### THE REQUEST
Copy nothing but the lines below running from the line containing "Write a web page that recreates this chart with D3.js." through the line containing "d3.scaleLinear().domain([0, 100]).range([plotBottom, plotTop]);", both end lines included.

Source code of charts:

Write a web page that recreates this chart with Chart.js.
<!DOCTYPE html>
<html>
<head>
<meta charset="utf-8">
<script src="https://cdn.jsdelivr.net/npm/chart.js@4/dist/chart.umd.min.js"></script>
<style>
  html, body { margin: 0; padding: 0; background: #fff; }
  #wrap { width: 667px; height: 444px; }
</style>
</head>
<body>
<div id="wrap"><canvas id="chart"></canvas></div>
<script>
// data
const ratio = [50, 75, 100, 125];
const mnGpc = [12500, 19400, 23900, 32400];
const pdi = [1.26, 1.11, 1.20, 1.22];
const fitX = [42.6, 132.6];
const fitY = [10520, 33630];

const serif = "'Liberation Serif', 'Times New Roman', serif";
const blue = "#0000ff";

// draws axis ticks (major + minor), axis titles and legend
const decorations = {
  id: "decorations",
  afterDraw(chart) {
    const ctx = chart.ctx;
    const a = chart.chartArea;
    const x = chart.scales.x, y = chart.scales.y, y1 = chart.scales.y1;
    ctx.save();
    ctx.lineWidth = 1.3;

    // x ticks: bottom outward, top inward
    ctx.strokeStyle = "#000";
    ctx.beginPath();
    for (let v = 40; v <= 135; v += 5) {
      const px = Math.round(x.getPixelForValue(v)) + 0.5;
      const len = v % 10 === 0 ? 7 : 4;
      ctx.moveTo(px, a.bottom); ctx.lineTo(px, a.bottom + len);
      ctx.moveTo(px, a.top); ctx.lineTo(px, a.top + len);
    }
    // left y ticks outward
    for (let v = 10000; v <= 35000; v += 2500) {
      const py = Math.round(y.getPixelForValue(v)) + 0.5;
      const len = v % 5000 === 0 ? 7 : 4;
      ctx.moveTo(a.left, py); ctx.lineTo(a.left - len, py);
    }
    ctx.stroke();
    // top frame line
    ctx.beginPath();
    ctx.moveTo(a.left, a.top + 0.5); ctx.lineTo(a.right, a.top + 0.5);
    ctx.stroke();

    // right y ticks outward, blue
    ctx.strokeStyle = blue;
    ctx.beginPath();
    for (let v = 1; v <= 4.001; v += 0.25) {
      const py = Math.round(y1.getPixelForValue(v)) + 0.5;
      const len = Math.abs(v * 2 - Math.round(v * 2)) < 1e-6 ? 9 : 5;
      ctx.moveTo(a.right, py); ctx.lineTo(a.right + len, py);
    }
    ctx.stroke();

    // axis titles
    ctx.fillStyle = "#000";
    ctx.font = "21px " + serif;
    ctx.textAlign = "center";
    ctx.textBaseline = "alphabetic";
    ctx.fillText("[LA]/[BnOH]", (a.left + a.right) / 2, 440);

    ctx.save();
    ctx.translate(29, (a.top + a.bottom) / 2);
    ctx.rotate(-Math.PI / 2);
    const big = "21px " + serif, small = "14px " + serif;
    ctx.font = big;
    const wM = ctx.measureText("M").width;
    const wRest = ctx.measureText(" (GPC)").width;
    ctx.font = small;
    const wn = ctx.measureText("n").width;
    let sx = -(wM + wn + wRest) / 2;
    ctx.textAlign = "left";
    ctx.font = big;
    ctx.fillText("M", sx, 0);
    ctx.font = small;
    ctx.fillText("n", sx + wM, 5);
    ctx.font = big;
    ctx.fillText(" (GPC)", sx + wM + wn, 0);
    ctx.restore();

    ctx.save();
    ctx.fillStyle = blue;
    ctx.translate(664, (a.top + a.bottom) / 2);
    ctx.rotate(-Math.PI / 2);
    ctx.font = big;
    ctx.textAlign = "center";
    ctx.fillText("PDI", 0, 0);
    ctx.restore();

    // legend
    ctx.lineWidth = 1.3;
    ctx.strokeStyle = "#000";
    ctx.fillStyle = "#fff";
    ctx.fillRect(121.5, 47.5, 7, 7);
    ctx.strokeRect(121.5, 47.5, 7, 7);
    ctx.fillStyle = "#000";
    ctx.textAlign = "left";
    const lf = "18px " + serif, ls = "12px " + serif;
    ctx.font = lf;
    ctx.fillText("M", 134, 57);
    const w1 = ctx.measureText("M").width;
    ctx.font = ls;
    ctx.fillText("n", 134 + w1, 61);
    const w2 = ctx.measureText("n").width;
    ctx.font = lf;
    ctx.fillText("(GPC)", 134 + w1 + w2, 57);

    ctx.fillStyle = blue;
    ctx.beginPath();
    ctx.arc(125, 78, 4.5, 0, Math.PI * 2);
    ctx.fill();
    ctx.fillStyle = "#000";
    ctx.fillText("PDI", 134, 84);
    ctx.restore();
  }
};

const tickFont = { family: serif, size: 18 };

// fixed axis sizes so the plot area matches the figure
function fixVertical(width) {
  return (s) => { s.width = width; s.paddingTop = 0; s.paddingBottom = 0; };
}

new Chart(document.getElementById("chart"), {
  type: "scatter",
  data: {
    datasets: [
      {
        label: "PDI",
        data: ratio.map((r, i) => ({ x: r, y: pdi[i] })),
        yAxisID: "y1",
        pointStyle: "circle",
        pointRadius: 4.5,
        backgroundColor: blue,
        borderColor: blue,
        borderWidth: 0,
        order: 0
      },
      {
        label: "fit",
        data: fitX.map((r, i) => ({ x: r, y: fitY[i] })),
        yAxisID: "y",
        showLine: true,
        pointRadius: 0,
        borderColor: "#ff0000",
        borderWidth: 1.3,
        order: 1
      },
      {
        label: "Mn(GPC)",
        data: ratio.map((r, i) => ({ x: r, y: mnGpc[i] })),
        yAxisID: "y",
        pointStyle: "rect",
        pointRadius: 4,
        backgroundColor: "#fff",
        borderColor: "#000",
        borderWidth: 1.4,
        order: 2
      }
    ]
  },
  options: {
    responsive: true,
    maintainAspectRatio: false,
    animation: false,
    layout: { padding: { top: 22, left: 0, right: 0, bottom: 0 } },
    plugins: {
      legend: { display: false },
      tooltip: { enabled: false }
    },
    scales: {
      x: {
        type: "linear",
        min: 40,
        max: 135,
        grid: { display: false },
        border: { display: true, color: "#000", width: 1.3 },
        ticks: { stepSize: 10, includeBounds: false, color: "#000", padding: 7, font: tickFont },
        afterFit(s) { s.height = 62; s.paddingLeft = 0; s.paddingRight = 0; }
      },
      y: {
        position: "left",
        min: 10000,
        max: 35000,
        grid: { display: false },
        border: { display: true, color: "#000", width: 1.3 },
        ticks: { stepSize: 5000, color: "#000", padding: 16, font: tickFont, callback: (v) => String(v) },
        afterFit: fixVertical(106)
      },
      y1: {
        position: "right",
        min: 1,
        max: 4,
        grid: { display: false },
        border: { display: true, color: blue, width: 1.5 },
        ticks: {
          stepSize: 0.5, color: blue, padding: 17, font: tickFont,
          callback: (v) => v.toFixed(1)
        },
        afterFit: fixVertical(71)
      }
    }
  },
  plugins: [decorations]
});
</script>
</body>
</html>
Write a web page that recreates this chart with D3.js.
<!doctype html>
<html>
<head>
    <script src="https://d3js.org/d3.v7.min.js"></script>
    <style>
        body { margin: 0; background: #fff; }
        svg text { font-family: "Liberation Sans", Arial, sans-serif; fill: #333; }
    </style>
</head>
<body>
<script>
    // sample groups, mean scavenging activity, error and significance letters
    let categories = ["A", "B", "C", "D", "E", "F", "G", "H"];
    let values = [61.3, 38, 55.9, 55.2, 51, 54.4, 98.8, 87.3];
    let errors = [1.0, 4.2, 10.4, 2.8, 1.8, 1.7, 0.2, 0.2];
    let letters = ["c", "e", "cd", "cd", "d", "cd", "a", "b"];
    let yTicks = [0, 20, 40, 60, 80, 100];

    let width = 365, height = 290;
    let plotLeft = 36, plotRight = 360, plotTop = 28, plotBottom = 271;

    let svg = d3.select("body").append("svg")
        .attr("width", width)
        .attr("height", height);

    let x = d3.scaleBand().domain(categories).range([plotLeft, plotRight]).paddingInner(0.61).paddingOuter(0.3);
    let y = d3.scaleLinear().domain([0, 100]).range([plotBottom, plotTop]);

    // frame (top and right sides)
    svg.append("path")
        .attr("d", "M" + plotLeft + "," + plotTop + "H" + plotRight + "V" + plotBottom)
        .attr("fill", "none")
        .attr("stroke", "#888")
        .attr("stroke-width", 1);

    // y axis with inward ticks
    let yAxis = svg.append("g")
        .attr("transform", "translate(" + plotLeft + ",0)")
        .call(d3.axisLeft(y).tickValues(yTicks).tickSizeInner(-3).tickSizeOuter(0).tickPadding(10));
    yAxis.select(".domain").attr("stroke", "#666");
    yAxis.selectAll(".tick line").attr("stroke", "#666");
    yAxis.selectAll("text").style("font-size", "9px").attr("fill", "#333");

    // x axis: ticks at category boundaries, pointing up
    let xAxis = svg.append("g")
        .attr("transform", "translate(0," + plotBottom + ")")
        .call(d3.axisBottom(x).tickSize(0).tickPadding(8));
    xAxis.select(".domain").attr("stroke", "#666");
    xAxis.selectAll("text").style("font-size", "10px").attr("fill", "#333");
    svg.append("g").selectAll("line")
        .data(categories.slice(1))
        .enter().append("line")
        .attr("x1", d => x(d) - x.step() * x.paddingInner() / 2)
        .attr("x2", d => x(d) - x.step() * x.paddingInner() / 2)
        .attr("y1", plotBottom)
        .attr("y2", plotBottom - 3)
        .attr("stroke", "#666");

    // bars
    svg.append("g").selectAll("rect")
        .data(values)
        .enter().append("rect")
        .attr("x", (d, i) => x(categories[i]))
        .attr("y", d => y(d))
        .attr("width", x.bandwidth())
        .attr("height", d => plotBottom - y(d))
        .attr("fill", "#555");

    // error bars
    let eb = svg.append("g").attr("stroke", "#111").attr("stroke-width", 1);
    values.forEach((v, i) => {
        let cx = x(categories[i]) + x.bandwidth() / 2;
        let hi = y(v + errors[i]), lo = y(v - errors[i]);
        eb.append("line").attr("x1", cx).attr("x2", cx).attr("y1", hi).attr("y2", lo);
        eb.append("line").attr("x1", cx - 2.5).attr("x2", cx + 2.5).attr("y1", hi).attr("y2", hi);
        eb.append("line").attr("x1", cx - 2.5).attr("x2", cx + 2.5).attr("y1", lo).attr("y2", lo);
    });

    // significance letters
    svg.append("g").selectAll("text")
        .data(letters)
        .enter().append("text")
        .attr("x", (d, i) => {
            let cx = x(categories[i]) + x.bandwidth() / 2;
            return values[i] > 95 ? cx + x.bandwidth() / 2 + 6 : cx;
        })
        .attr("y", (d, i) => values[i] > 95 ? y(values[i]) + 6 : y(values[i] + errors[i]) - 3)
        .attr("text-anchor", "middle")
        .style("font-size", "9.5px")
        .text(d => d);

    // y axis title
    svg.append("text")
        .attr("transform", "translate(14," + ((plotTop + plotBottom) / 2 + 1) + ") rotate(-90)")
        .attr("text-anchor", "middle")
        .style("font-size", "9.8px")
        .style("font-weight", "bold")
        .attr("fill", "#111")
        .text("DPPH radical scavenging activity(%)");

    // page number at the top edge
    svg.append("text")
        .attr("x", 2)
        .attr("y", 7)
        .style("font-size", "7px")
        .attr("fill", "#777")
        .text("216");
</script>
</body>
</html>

### EXPECTED OUTPUT
Write a web page that recreates this chart with D3.js.
<!doctype html>
<html>
<head>
    <script src="https://d3js.org/d3.v7.min.js"></script>
    <style>
        body { margin: 0; background: #fff; }
        svg text { font-family: "Liberation Sans", Arial, sans-serif; fill: #333; }
    </style>
</head>
<body>
<script>
    // sample groups, mean scavenging activity, error and significance letters
    let categories = ["A", "B", "C", "D", "E", "F", "G", "H"];
    let values = [61.3, 38, 55.9, 55.2, 51, 54.4, 98.8, 87.3];
    let errors = [1.0, 4.2, 10.4, 2.8, 1.8, 1.7, 0.2, 0.2];
    let letters = ["c", "e", "cd", "cd", "d", "cd", "a", "b"];
    let yTicks = [0, 20, 40, 60, 80, 100];

    let width = 365, height = 290;
    let plotLeft = 36, plotRight = 360, plotTop = 28, plotBottom = 271;

    let svg = d3.select("body").append("svg")
        .attr("width", width)
        .attr("height", height);

    let x = d3.scaleBand().domain(categories).range([plotLeft, plotRight]).paddingInner(0.61).paddingOuter(0.3);
    let y = d3.scaleLinear().domain([0, 100]).range([plotBottom, plotTop]);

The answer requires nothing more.